We expect the Bank of England (BoE) to raise the policy rate by 25bps tomorrow, hot on the heels on last week’s policy announcements from the Fed, the European Central Bank (ECB) and the Bank of Japan (BOJ).
The Fed may be already done with its tightening cycle and the ECB may have one more hike in the pipeline. Either way, both central banks are very close to ending some of the most aggressive tightening cycles in recent history. But we think the BoE still has further to go in tightening policy. Meanwhile the BOJ has begun normalizing policy from ultra-accommodative settings at a very gradual pace.
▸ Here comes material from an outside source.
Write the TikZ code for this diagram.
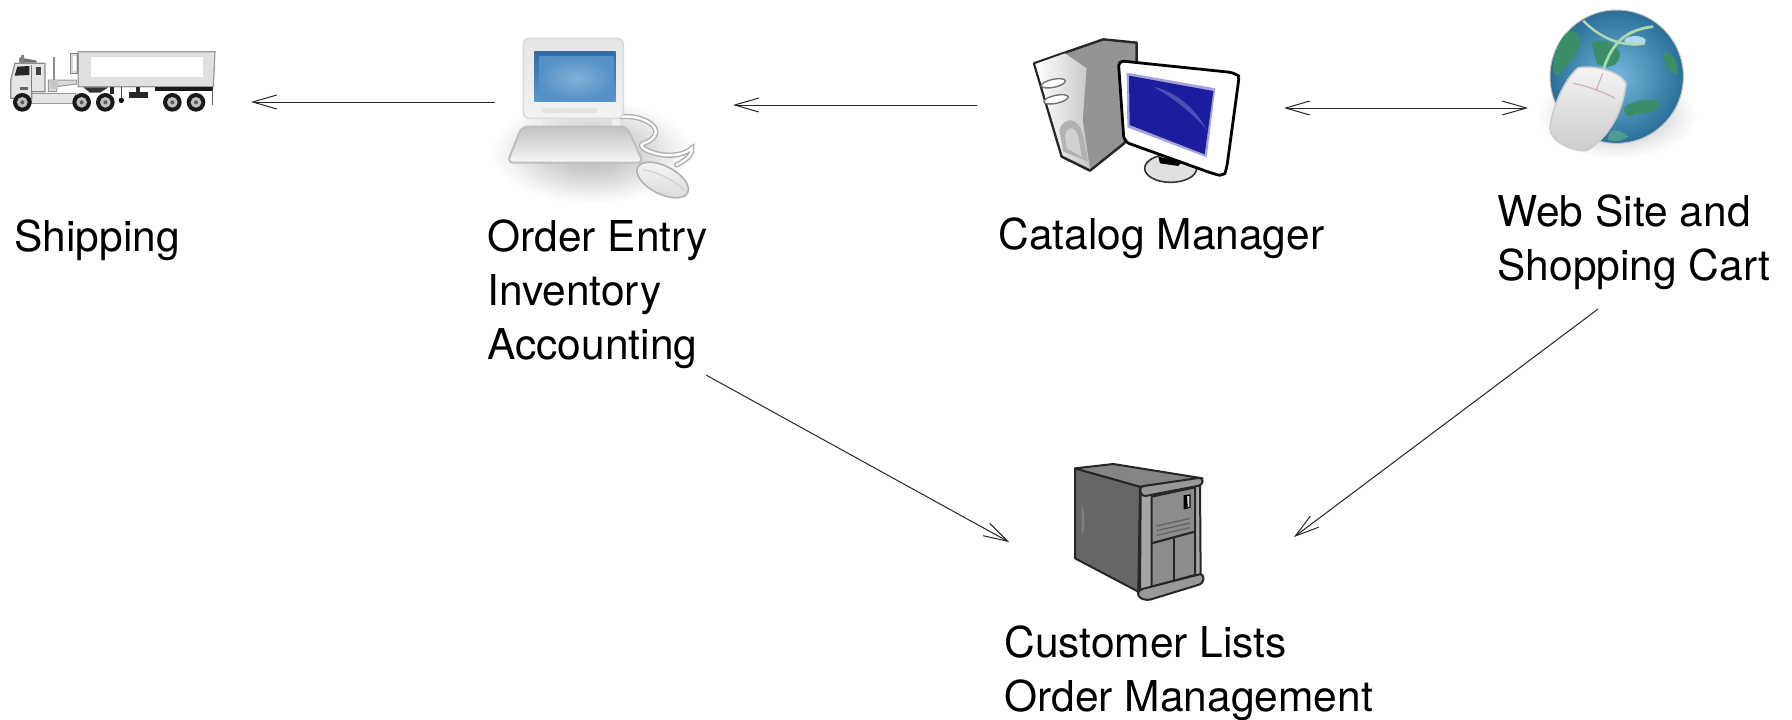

June’s unexpected acceleration in the pace of BoE rate hikes from 25bps to 50bps followed increasing signs that inflationary pressures were more persistent than economists had anticipated, with a tight labour market and wages continuing to rise.
However, we have now seen a reversal of fortunes in the June inflation data, as headline and core inflation decelerated significantly, falling below expectations. This was also supported by the surprise 50bps hike in the last meeting which helped the BoE regain credibility, supporting the pound and therefore help dampen inflationary pressures.
Markets are now pricing in a slightly higher increase of ~32bps, markedly slower than the ~78bps priced in just before the last meeting in June. Similarly, market terminal rate expectations have been revised lower from 6.5% in June to 5.8%, which is in line with our expectations.
The BoE’s job is far from done. The transmission of monetary policy to financial conditions and consequently to the economy is taking longer than anticipated. This is not to say that the transmission channel is broken: the impact from tighter policy will be felt more acutely as real rates across the curve turn positive and as higher mortgage costs dampen household spending.
We expect the UK economy to enter a recession in H1 2024 as the BoE maintains a tight policy for longer.